If you go with a taxible account (which we did for our kids), you need to look into taxible gains harvesting & the "kiddie tax".
The kiddie tax is a special rule to keep parents from hiding their investment income in their kid's name. The rules in 2025 are: a kid can make 1,350 per year tax free investment income. The next 1,350 is taxed at the kid's rate. Anything over that is taxed at the parents highest marginal rate.
Mostly you'll hear about tax LOSS harvesting where when a stock investment goes down, the person sells it and rebuys something similar so they can claim the loss on their taxes. There's "wash sale" rules that say if you rebuy a "substantially identical" assent within 30 days, you don't get to the claim the loss. There is no wash sale rule on taxible GAINS, so you're free to rebuy the same asset immediately and still claim the taxible gain. They don't prohibit it, because under virtually all circumstances, it makes no sense to do it.
But it makes sense for a minor to harvest taxible gains. Every few years when their unrealized gains approach the kiddie tax thresholds (1,350 in 2025, it goes up occasinoally), sell the investments and rebuy. File taxes for the kid, acknowledging the income, but it will be low enough they owe no tax. What you're doing is raising their cost basis so they never have to pay tax on that gain.

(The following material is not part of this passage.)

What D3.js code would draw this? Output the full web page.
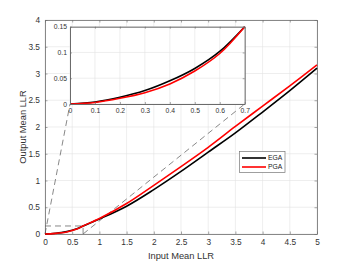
<!DOCTYPE html>
<html lang="en">
<head>
<meta charset="UTF-8">
<title>EGA vs PGA</title>
<script src="https://d3js.org/d3.v7.min.js"></script>
<style>
  body { margin: 0; background: #fff; }
  svg { font-family: "Liberation Sans", Arial, sans-serif; }
</style>
</head>
<body>
<div id="chart"></div>
<script>
// input mean LLR
const inputs = [0, 0.1, 0.2, 0.3, 0.4, 0.5, 0.6, 0.7, 1.0, 1.5, 2.0, 2.5, 3.0, 3.5, 4.0, 4.5, 5.0];
// output mean LLR
const ega = [0, 0.004, 0.013, 0.026, 0.045, 0.069, 0.102, 0.150, 0.28, 0.52, 0.83, 1.17, 1.53, 1.89, 2.28, 2.68, 3.10];
const pga = [0, 0.003, 0.011, 0.022, 0.039, 0.064, 0.098, 0.150, 0.29, 0.57, 0.91, 1.26, 1.62, 2.01, 2.39, 2.77, 3.16];
const seriesNames = ["EGA", "PGA"];
const seriesColors = ["#000000", "#ff0000"];
const xTicks = d3.range(0, 5.01, 0.5);
const yTicks = d3.range(0, 4.01, 0.5);
const insetXTicks = [0, 0.1, 0.2, 0.3, 0.4, 0.5, 0.6, 0.7];
const insetYTicks = [0, 0.05, 0.1, 0.15];

const width = 350, height = 263;
const svg = d3.select("#chart").append("svg")
  .attr("width", width).attr("height", height);

const x = d3.scaleLinear().domain([0, 5]).range([45, 317]);
const y = d3.scaleLinear().domain([0, 4]).range([234, 20]);

const series = [ega, pga].map((vals, i) => ({
  name: seriesNames[i], color: seriesColors[i],
  pts: inputs.map((v, j) => [v, vals[j]])
}));

function fmt(d) { return d3.format("~g")(+d.toFixed(3)); }

// ---- main axes ----
const main = svg.append("g");
main.append("rect").attr("x", 45).attr("y", 20).attr("width", 272).attr("height", 214).attr("fill", "#fff");
main.selectAll(".gx").data(xTicks).join("line")
  .attr("x1", d => x(d)).attr("x2", d => x(d)).attr("y1", 20).attr("y2", 234)
  .attr("stroke", "#e3e3e3").attr("stroke-width", 0.6);
main.selectAll(".gy").data(yTicks).join("line")
  .attr("x1", 45).attr("x2", 317).attr("y1", d => y(d)).attr("y2", d => y(d))
  .attr("stroke", "#e3e3e3").attr("stroke-width", 0.6);

main.append("g").attr("transform", "translate(0,234)")
  .call(d3.axisBottom(x).tickValues(xTicks).tickFormat(fmt).tickSizeInner(-2.5).tickSizeOuter(0).tickPadding(5));
main.append("g").attr("transform", "translate(45,0)")
  .call(d3.axisLeft(y).tickValues(yTicks).tickFormat(fmt).tickSizeInner(-2.5).tickSizeOuter(0).tickPadding(5));
// top & right axes
main.append("g").attr("transform", "translate(0,20)")
  .call(d3.axisTop(x).tickValues(xTicks).tickFormat("").tickSizeInner(-2.5).tickSizeOuter(0));
main.append("g").attr("transform", "translate(317,0)")
  .call(d3.axisRight(y).tickValues(yTicks).tickFormat("").tickSizeInner(-2.5).tickSizeOuter(0));
main.selectAll(".domain").attr("stroke", "#6b6b6b").attr("stroke-width", 0.8);
main.selectAll(".tick line").attr("stroke", "#6b6b6b").attr("stroke-width", 0.6);
main.selectAll(".tick text").attr("fill", "#333").style("font-size", "8.3px");

svg.append("text").attr("x", 181).attr("y", 259).attr("text-anchor", "middle")
  .attr("fill", "#333").style("font-size", "9.3px").text("Input Mean LLR");
svg.append("text").attr("transform", "translate(26,127) rotate(-90)").attr("text-anchor", "middle")
  .attr("fill", "#333").style("font-size", "9.3px").text("Output Mean LLR");

// zoom rectangle + connector lines
const zx = 0.7, zy = 0.15;
const ix0 = 70, ix1 = 244.7, iy0 = 26.7, iy1 = 104;
const dash = g => g.attr("fill", "none").attr("stroke", "#555").attr("stroke-width", 0.7).attr("stroke-dasharray", "6,4");
main.append("path")
  .attr("d", `M${x(0)},${y(zy)}H${x(zx)}V${y(0)}`).call(dash);
main.append("line").attr("x1", x(0)).attr("y1", y(0)).attr("x2", ix0).attr("y2", iy1).call(dash);
main.append("line").attr("x1", x(zx)).attr("y1", y(0)).attr("x2", ix1).attr("y2", iy1).call(dash);

const line = d3.line().x(d => x(d[0])).y(d => y(d[1])).curve(d3.curveCatmullRom.alpha(0.5));
main.selectAll(".curve").data(series).join("path")
  .attr("d", d => line(d.pts)).attr("fill", "none")
  .attr("stroke", d => d.color).attr("stroke-width", 1.6);

// legend
const lg = svg.append("g");
lg.append("rect").attr("x", 239.5).attr("y", 151.5).attr("width", 45.5).attr("height", 21)
  .attr("fill", "#fff").attr("stroke", "#777").attr("stroke-width", 0.7);
series.forEach((s, i) => {
  const ly = 158 + i * 9;
  lg.append("line").attr("x1", 242).attr("x2", 266).attr("y1", ly).attr("y2", ly)
    .attr("stroke", s.color).attr("stroke-width", 1.6);
  lg.append("text").attr("x", 268).attr("y", ly + 2.3).attr("fill", "#222")
    .style("font-size", "6.8px").text(s.name);
});

// ---- inset ----
const ix = d3.scaleLinear().domain([0, 0.7]).range([ix0, ix1]);
const iy = d3.scaleLinear().domain([0, 0.15]).range([iy1, iy0]);
const inset = svg.append("g");
inset.append("rect").attr("x", ix0).attr("y", iy0).attr("width", ix1 - ix0).attr("height", iy1 - iy0).attr("fill", "#fff");
inset.selectAll(".gx").data(insetXTicks).join("line")
  .attr("x1", d => ix(d)).attr("x2", d => ix(d)).attr("y1", iy0).attr("y2", iy1)
  .attr("stroke", "#e3e3e3").attr("stroke-width", 0.6);
inset.selectAll(".gy").data(insetYTicks).join("line")
  .attr("x1", ix0).attr("x2", ix1).attr("y1", d => iy(d)).attr("y2", d => iy(d))
  .attr("stroke", "#e3e3e3").attr("stroke-width", 0.6);
const insetPts = series.map(s => ({ color: s.color, pts: s.pts.filter(p => p[0] <= 0.7) }));
const iline = d3.line().x(d => ix(d[0])).y(d => iy(d[1])).curve(d3.curveCatmullRom.alpha(0.5));
inset.selectAll(".curve").data(insetPts).join("path")
  .attr("d", d => iline(d.pts)).attr("fill", "none")
  .attr("stroke", d => d.color).attr("stroke-width", 1.6);
inset.append("g").attr("transform", `translate(0,${iy1})`)
  .call(d3.axisBottom(ix).tickValues(insetXTicks).tickFormat(fmt).tickSizeInner(-2).tickSizeOuter(0).tickPadding(4));
inset.append("g").attr("transform", `translate(${ix0},0)`)
  .call(d3.axisLeft(iy).tickValues(insetYTicks).tickFormat(fmt).tickSizeInner(-2).tickSizeOuter(0).tickPadding(3));
inset.append("g").attr("transform", `translate(0,${iy0})`)
  .call(d3.axisTop(ix).tickValues(insetXTicks).tickFormat("").tickSizeInner(-2).tickSizeOuter(0));
inset.append("g").attr("transform", `translate(${ix1},0)`)
  .call(d3.axisRight(iy).tickValues(insetYTicks).tickFormat("").tickSizeInner(-2).tickSizeOuter(0));
inset.selectAll(".domain").attr("stroke", "#6b6b6b").attr("stroke-width", 1);
inset.selectAll(".tick line").attr("stroke", "#6b6b6b").attr("stroke-width", 0.6);
inset.selectAll(".tick text").attr("fill", "#333").style("font-size", "6.8px");
</script>
</body>
</html>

We invested for the kids (now 21) when they were born, in custodial accounts. I practiced tax gain harvesting until they were old enough to have jobs and income. One of them decided to move it all to Roth now that he has earned income and is eligible to make ROTH contributions. He paid nearly 0 tax on gains of 12-14 thousand $ when we sold to fund his ROTH. His sister still has her's in a taxible investment account, but her unrealized gains are fairly low so she wouldn't owne much tax if she sold it today.